» Dataset content:

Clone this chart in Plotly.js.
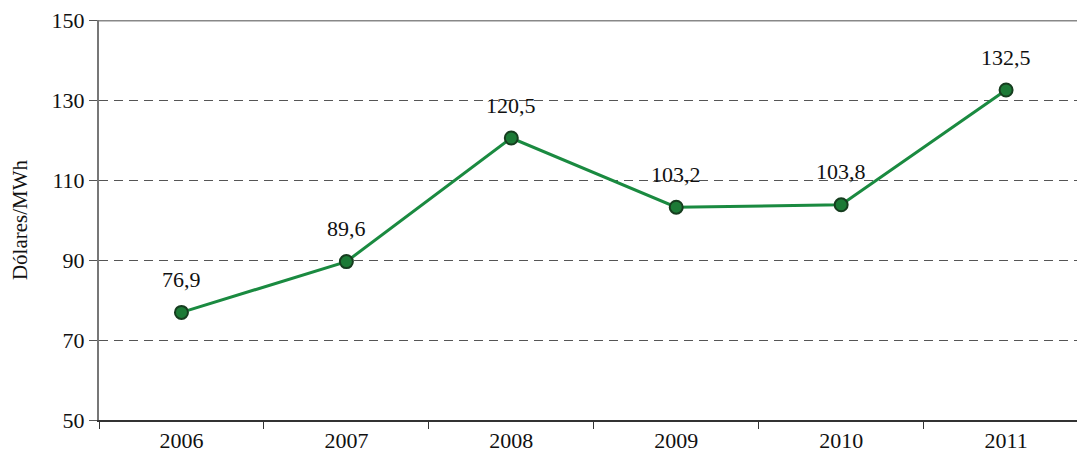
<!DOCTYPE html>
<html>
<head>
<meta charset="utf-8">
<script src="https://cdn.plot.ly/plotly-3.0.1.min.js"></script>
<style>html,body{margin:0;padding:0;background:#fff;}#chart{width:1077px;height:468px;}</style>
</head>
<body>
<div id="chart"></div>
<script>
const years = ["2006", "2007", "2008", "2009", "2010", "2011"];
const prices = [76.9, 89.6, 120.5, 103.2, 103.8, 132.5];
const priceLabels = ["76,9", "89,6", "120,5", "103,2", "103,8", "132,5"];
const yTicks = [50, 70, 90, 110, 130, 150];

const font = '"Liberation Serif", "Times New Roman", serif';

const trace = {
  x: years,
  y: prices,
  type: "scatter",
  mode: "lines+markers",
  line: {color: "#1a8a40", width: 3},
  marker: {size: 13, color: "#1c7a36", line: {color: "#163d1f", width: 2}},
  hoverinfo: "skip",
  cliponaxis: false
};

const annotations = years.map(function (yr, i) {
  return {
    xref: "x", yref: "y",
    x: i, y: prices[i], text: priceLabels[i],
    showarrow: false, yshift: 33,
    xanchor: "center", yanchor: "middle",
    font: {family: font, size: 22, color: "#111"}
  };
});

const layout = {
  width: 1077, height: 468,
  margin: {l: 99, r: 0, t: 20, b: 48},
  paper_bgcolor: "#fff", plot_bgcolor: "#fff",
  showlegend: false,
  font: {family: font, size: 22, color: "#111"},
  xaxis: {
    type: "category",
    range: [-0.5, 5.43],
    showgrid: false,
    zeroline: false,
    showline: true, linecolor: "#333", linewidth: 2,
    ticks: "outside", tickson: "boundaries", ticklen: 7, tickcolor: "#333", tickwidth: 1,
    tickfont: {family: font, size: 22, color: "#111"},
    fixedrange: true
  },
  yaxis: {
    range: [50, 150],
    tickvals: yTicks,
    showgrid: true, gridcolor: "#555", gridwidth: 1, griddash: "9px,6px",
    zeroline: false,
    showline: true, linecolor: "#777", linewidth: 2,
    ticks: "outside", ticklen: 8, tickcolor: "#555", tickwidth: 1,
    tickfont: {family: font, size: 22, color: "#111"},
    title: {text: "Dólares/MWh", font: {family: font, size: 21, color: "#111"}, standoff: 18},
    fixedrange: true
  },
  shapes: [{
    type: "line", xref: "paper", yref: "y", x0: 0, x1: 1, y0: 150, y1: 150,
    line: {color: "#888", width: 3}
  }],
  annotations: annotations
};

try {
  Plotly.newPlot("chart", [trace], layout, {displayModeBar: false, staticPlot: true});
} catch (e) {
  document.body.insertAdjacentHTML("beforeend", "<pre>" + e + "</pre>");
}
</script>
</body>
</html>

» Exercise task:
Copy out every line holding the string "chart".

» Solution:
Clone this chart in Plotly.js.
<style>html,body{margin:0;padding:0;background:#fff;}#chart{width:1077px;height:468px;}</style>
<div id="chart"></div>
  Plotly.newPlot("chart", [trace], layout, {displayModeBar: false, staticPlot: true});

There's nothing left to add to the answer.